The two female roles are exceedingly difficult to play. Not only is there need to be consistent to each of the various guises used, but each has, even while carrying the greatest part of the movement and dialogue of the play, to keep the focus of the audience firmly fixed on George, the nobody. The only humour about George is his pathos. His speeches are platitudinous and boring, and so he plays no part in the comedy of which his is the leading part. Janice Finn and Donna Akersten put on an incredible performance. They moved fluently through each role, managing to make each perceptively and refreshingly different from the one before. Their accents and movements are equally well coordinated. Even the most awkward parts of an often awkward script are handled with aplomb-the self conscious pally at the start — This is a stage. You are an audience.

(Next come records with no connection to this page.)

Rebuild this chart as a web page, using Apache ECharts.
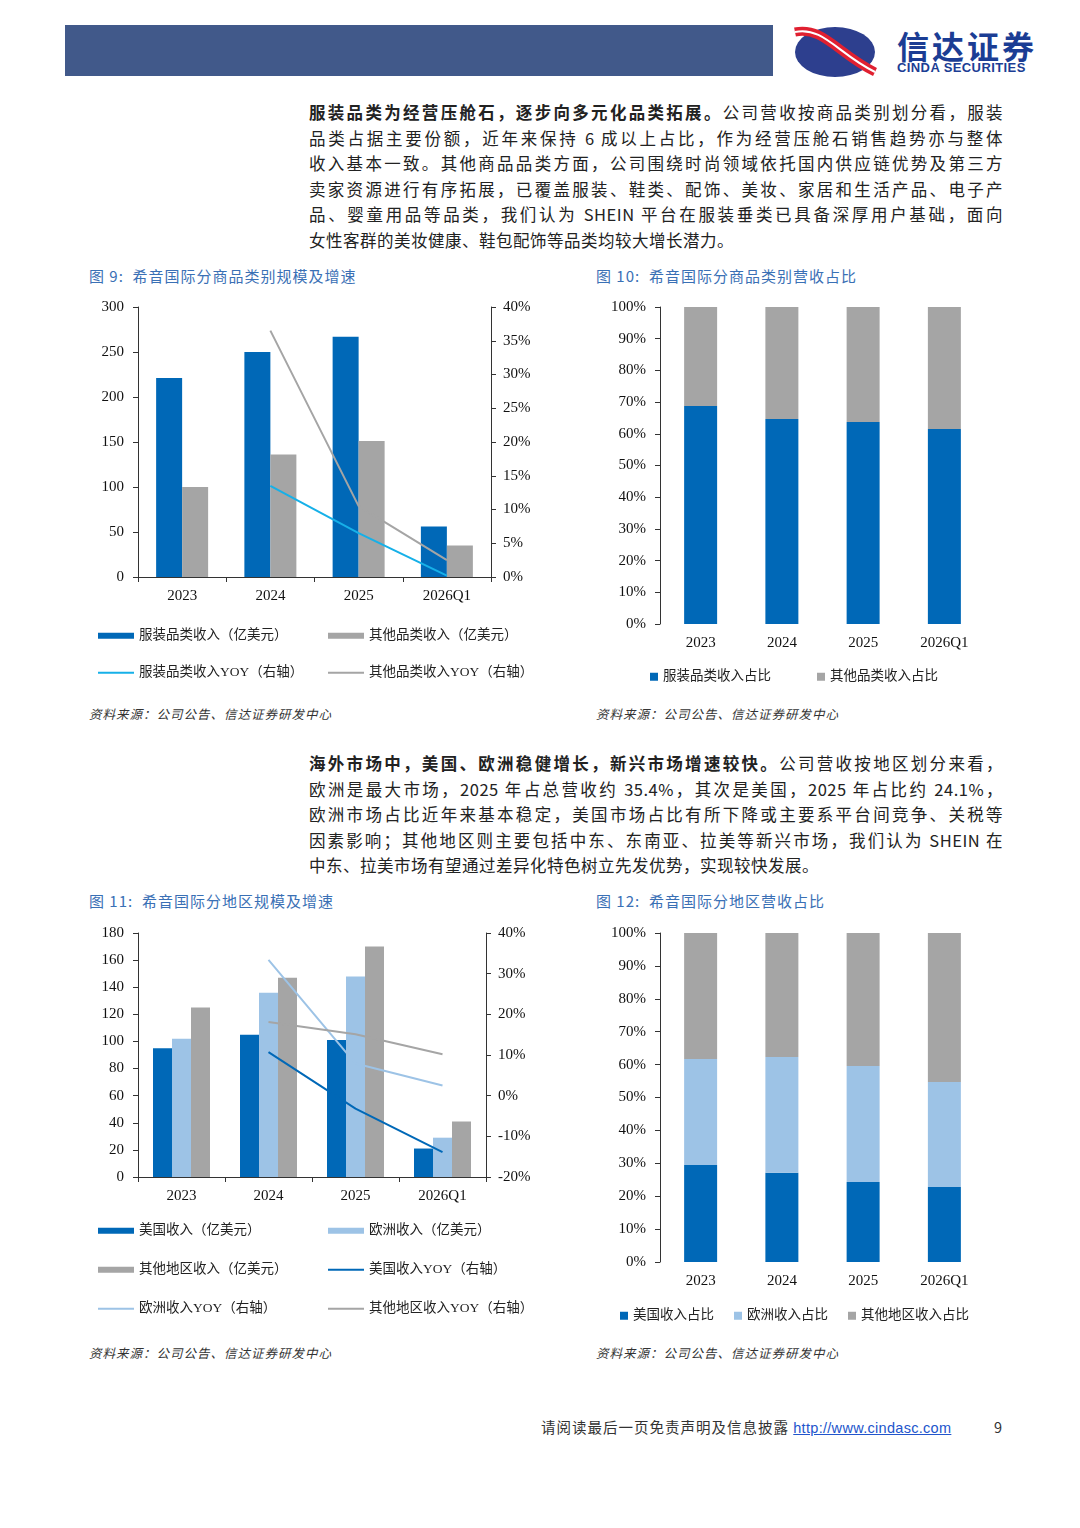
<!DOCTYPE html>
<html><head><meta charset="utf-8">
<script src="https://cdn.jsdelivr.net/npm/echarts@6/dist/echarts.min.js"></script>
<style>
body{margin:0;width:1080px;height:1528px;position:relative;background:#fff;font-family:"Noto Sans CJK SC",sans-serif;overflow:hidden}
.abs{position:absolute}
.para{left:309px;width:694px;font-size:16.5px;line-height:25.5px;color:#222}
.para div{text-align:justify;text-align-last:justify;white-space:nowrap;letter-spacing:0.5px}
.para div.last{text-align-last:left}
.cap{font-size:15px;color:#3a70b5;letter-spacing:1px}
.src{font-size:12.5px;color:#333;font-style:italic;letter-spacing:1px}
</style></head><body>
<div class="abs" style="left:65px;top:25px;width:708px;height:51px;background:#41598a"></div>
<svg class="abs" style="left:793px;top:24px" width="85" height="56" viewBox="0 0 85 56">
<ellipse cx="42" cy="28" rx="40" ry="25" fill="#2d3f8e"/>
<path d="M2,8 C30,2 45,30 82,48" stroke="#e02030" stroke-width="9" fill="none"/>
<path d="M2,8 C30,2 45,30 82,48" stroke="#fff" stroke-width="2" fill="none"/>
</svg>
<div class="abs" style="left:897px;top:28px;font-size:32px;font-weight:bold;color:#1b3d94;letter-spacing:3px;line-height:34px">信达证券</div>
<div class="abs" style="left:897px;top:60px;font-size:13px;font-weight:bold;color:#1b3d94;font-family:'Liberation Sans';letter-spacing:0.4px">CINDA SECURITIES</div>

<div class="abs para" style="top:100px">
<div><b>服装品类为经营压舱石，逐步向多元化品类拓展。</b>公司营收按商品类别划分看，服装</div>
<div>品类占据主要份额，近年来保持 6 成以上占比，作为经营压舱石销售趋势亦与整体</div>
<div>收入基本一致。其他商品品类方面，公司围绕时尚领域依托国内供应链优势及第三方</div>
<div>卖家资源进行有序拓展，已覆盖服装、鞋类、配饰、美妆、家居和生活产品、电子产</div>
<div>品、婴童用品等品类，我们认为 SHEIN 平台在服装垂类已具备深厚用户基础，面向</div>
<div class="last">女性客群的美妆健康、鞋包配饰等品类均较大增长潜力。</div>
</div>
<div class="abs cap" style="left:89px;top:265px">图 9:&nbsp; 希音国际分商品类别规模及增速</div>
<div class="abs cap" style="left:596px;top:265px">图 10:&nbsp; 希音国际分商品类别营收占比</div>
<div id="c1" class="abs" style="left:90px;top:295px;width:460px;height:400px"></div>
<div id="c2" class="abs" style="left:595px;top:295px;width:420px;height:400px"></div>
<div class="abs src" style="left:89px;top:704px">资料来源：公司公告、信达证券研发中心</div>
<div class="abs src" style="left:596px;top:704px">资料来源：公司公告、信达证券研发中心</div>

<div class="abs para" style="top:751px">
<div><b>海外市场中，美国、欧洲稳健增长，新兴市场增速较快。</b>公司营收按地区划分来看，</div>
<div>欧洲是最大市场，2025 年占总营收约 35.4%，其次是美国，2025 年占比约 24.1%，</div>
<div>欧洲市场占比近年来基本稳定，美国市场占比有所下降或主要系平台间竞争、关税等</div>
<div>因素影响；其他地区则主要包括中东、东南亚、拉美等新兴市场，我们认为 SHEIN 在</div>
<div class="last">中东、拉美市场有望通过差异化特色树立先发优势，实现较快发展。</div>
</div>
<div class="abs cap" style="left:89px;top:890px">图 11:&nbsp; 希音国际分地区规模及增速</div>
<div class="abs cap" style="left:596px;top:890px">图 12:&nbsp; 希音国际分地区营收占比</div>
<div id="c3" class="abs" style="left:90px;top:920px;width:460px;height:410px"></div>
<div id="c4" class="abs" style="left:595px;top:920px;width:420px;height:410px"></div>
<div class="abs src" style="left:89px;top:1343px">资料来源：公司公告、信达证券研发中心</div>
<div class="abs src" style="left:596px;top:1343px">资料来源：公司公告、信达证券研发中心</div>

<div class="abs" style="left:541px;top:1416px;font-size:14.5px;color:#333;letter-spacing:1px">请阅读最后一页免责声明及信息披露 <span style="color:#2255cc;text-decoration:underline;font-family:'Liberation Sans';letter-spacing:0.3px">http://www.cindasc.com</span></div>
<div class="abs" style="left:994px;top:1416px;font-size:14.5px;color:#333">9</div>

<script>
var categories=['2023','2024','2025','2026Q1'];
var apparelRev=[221,250,267,56];
var otherCatRev=[100,136,151,35];
var apparelYoy=[null,13.5,6.5,0.2];
var otherCatYoy=[null,36.5,10.5,2.5];
var apparelShare=[68.8,64.7,63.7,61.5];
var otherCatShare=[31.2,35.3,36.3,38.5];
var usRev=[95,105,101,21];
var euRev=[102,136,148,29];
var otherRegRev=[125,147,170,41];
var usYoy=[null,10.7,-3.2,-13.9];
var euYoy=[null,33.4,7.9,2.5];
var otherRegYoy=[null,18.1,15.1,10.2];
var usShare=[29.5,27.1,24.3,22.8];
var euShare=[32.2,35.2,35.3,31.9];
var otherRegShare=[38.3,37.7,40.4,45.3];

var SERIF='"Liberation Serif","Times New Roman",serif';
var CJK='"Liberation Serif","Noto Sans CJK SC",serif';
var BLUE='#0068b7',GRAY='#a5a5a5',LBLUE='#9dc3e6',CYAN='#16b0e8';
var axLine={lineStyle:{color:'#333',width:1}};
function lg(name,left,top,icon,w,h){
  return {data:[{name:name,icon:icon||'rect'}],left:left,top:top,itemWidth:w||36,itemHeight:h||6,itemGap:2,
    textStyle:{fontFamily:CJK,fontSize:13.5,color:'#222'},selectedMode:false,padding:0};
}
function xAx(){return {type:'category',data:categories,axisLine:axLine,axisTick:{show:true,length:5,interval:0,lineStyle:{color:'#333'}},axisLabel:{fontFamily:SERIF,fontSize:15,color:'#111',margin:12}};}
function yAx(min,max,iv,fmt,pos){return {type:'value',min:min,max:max,interval:iv,position:pos,splitLine:{show:false},axisLine:{show:true,lineStyle:{color:'#333'}},axisTick:{show:true,length:5,lineStyle:{color:'#333'}},axisLabel:{fontFamily:SERIF,fontSize:15,color:'#111',formatter:fmt,margin:pos==='right'?12:14}};}

var c1=echarts.init(document.getElementById('c1'));
c1.setOption({animation:false,
 grid:{left:48,right:59,top:12,bottom:118},
 legend:[lg('服装品类收入（亿美元）',8,334),lg('其他品类收入（亿美元）',238,334),lg('服装品类收入YOY（右轴）',8,371,'rect',36,2),lg('其他品类收入YOY（右轴）',238,371,'rect',36,2)],
 xAxis:xAx(),
 yAxis:[yAx(0,300,50,'{value}','left'),yAx(0,40,5,'{value}%','right')],
 series:[
  {name:'服装品类收入（亿美元）',type:'bar',data:apparelRev,barWidth:26,barGap:'0%',itemStyle:{color:BLUE}},
  {name:'其他品类收入（亿美元）',type:'bar',data:otherCatRev,barWidth:26,itemStyle:{color:GRAY}},
  {name:'服装品类收入YOY（右轴）',type:'line',yAxisIndex:1,data:apparelYoy,symbol:'none',lineStyle:{color:CYAN,width:2},itemStyle:{color:CYAN}},
  {name:'其他品类收入YOY（右轴）',type:'line',yAxisIndex:1,data:otherCatYoy,symbol:'none',lineStyle:{color:GRAY,width:2},itemStyle:{color:GRAY}}
 ]});

function shareAx(){return {type:'value',min:0,max:100,interval:10,splitLine:{show:false},axisLine:{show:true,lineStyle:{color:'#333'}},axisTick:{show:true,length:5,lineStyle:{color:'#333'}},axisLabel:{fontFamily:SERIF,fontSize:15,color:'#111',formatter:'{value}%',margin:14}};}
function sx(){var a=xAx();a.axisTick={show:false};a.axisLine={show:false};return a;}

var c2=echarts.init(document.getElementById('c2'));
c2.setOption({animation:false,
 grid:{left:65,right:30,top:12,bottom:71},
 legend:[lg('服装品类收入占比',55,375,'rect',8,8),lg('其他品类收入占比',222,375,'rect',8,8)],
 xAxis:sx(),yAxis:shareAx(),
 series:[
  {name:'服装品类收入占比',type:'bar',stack:'s',data:apparelShare,barWidth:33,itemStyle:{color:BLUE}},
  {name:'其他品类收入占比',type:'bar',stack:'s',data:otherCatShare,barWidth:33,itemStyle:{color:GRAY}}
 ]});

var c3=echarts.init(document.getElementById('c3'));
c3.setOption({animation:false,
 grid:{left:48,right:64,top:13,bottom:153},
 legend:[lg('美国收入（亿美元）',8,304),lg('欧洲收入（亿美元）',238,304),
   lg('其他地区收入（亿美元）',8,343),lg('美国收入YOY（右轴）',238,343,'rect',36,2),
   lg('欧洲收入YOY（右轴）',8,382,'rect',36,2),lg('其他地区收入YOY（右轴）',238,382,'rect',36,2)],
 xAxis:xAx(),
 yAxis:[yAx(0,180,20,'{value}','left'),yAx(-20,40,10,'{value}%','right')],
 series:[
  {name:'美国收入（亿美元）',type:'bar',data:usRev,barWidth:19,barGap:'0%',itemStyle:{color:BLUE}},
  {name:'欧洲收入（亿美元）',type:'bar',data:euRev,barWidth:19,barGap:'0%',itemStyle:{color:LBLUE}},
  {name:'其他地区收入（亿美元）',type:'bar',data:otherRegRev,barWidth:19,barGap:'0%',itemStyle:{color:GRAY}},
  {name:'美国收入YOY（右轴）',type:'line',yAxisIndex:1,data:usYoy,symbol:'none',lineStyle:{color:BLUE,width:2},itemStyle:{color:BLUE}},
  {name:'欧洲收入YOY（右轴）',type:'line',yAxisIndex:1,data:euYoy,symbol:'none',lineStyle:{color:LBLUE,width:2},itemStyle:{color:LBLUE}},
  {name:'其他地区收入YOY（右轴）',type:'line',yAxisIndex:1,data:otherRegYoy,symbol:'none',lineStyle:{color:GRAY,width:2},itemStyle:{color:GRAY}}
 ]});

var c4=echarts.init(document.getElementById('c4'));
c4.setOption({animation:false,
 grid:{left:65,right:30,top:13,bottom:68},
 legend:[lg('美国收入占比',25,389,'rect',8,8),lg('欧洲收入占比',139,389,'rect',8,8),lg('其他地区收入占比',253,389,'rect',8,8)],
 xAxis:sx(),yAxis:shareAx(),
 series:[
  {name:'美国收入占比',type:'bar',stack:'s',data:usShare,barWidth:33,itemStyle:{color:BLUE}},
  {name:'欧洲收入占比',type:'bar',stack:'s',data:euShare,barWidth:33,itemStyle:{color:LBLUE}},
  {name:'其他地区收入占比',type:'bar',stack:'s',data:otherRegShare,barWidth:33,itemStyle:{color:GRAY}}
 ]});
</script>
</body></html>
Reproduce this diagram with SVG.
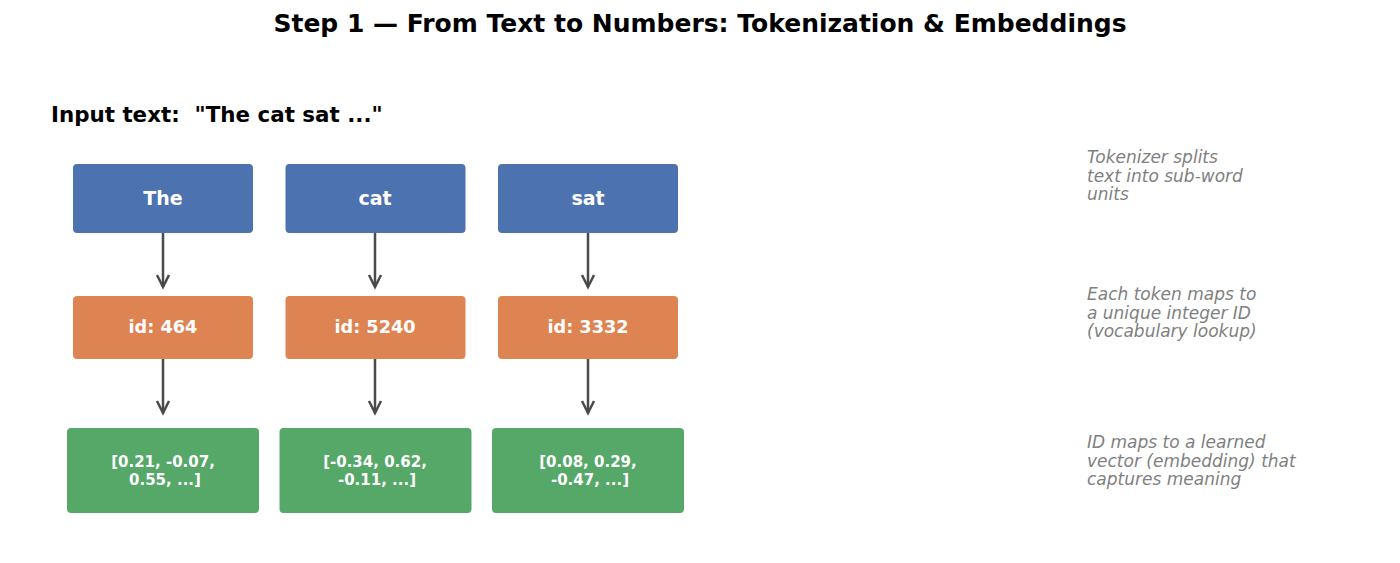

We welcome one of you to join us.

Michael Haigh plays the no-character of George. He lumbers on to the stage in a bewildered manner, and proceeds to become more and more bewitched and confounded throughout the production. It is essentially the fault of the script once again, that some of his child-reminiscence sequences were lifeless. This is the sort of thing that can only be real if it is implied. To hear a grown man talking about when he was a child in a pram can be amusing. After the fifth time it becomes tedious.

There is a problem with sustained farce like this however. What initially holds the attention of the audience in The Dumb Waiter' is the underlying humour of the dialogue. What keeps attention is the growth of a tragic perspective in the two characters. The play the joke, suddenly becomes real. Simple comments made by two almost illiterate fellows in a bedroom, become potent appraisals of live. 'Dont Let Summer Come' lacks this development. It ends as it begins on the purely superficial. In fact it tends to be even the opposite of Putter's play — the attempt at real communication with an audience, the identification (albeit reluctant) of the audience, with George, becomes so far destroyed that the last lines of the play:

Sadie: Tonight it was an actor.

Margot: Tomorrow night — who knows?...

Sadie: It could be you.

are the most banal. Without any sort of progression of events or character revelations, the play must rely, like a pantomine, on gutter, movement, stage effects and witicisms to carry it through. I tend to think, despite my enjoyment of the production as a whole that a number of the later scenes could profitably have been cut. I had the feeling that I had already witnessed them earlier in the production.

Notwithstanding my criticisms of the play, I must recommend this production. From the first twirling of the curtains to the last bounce on the bed, the play moved with a fluidity and humour that squeezed quite a lot of water out of an exceedingly dry stone.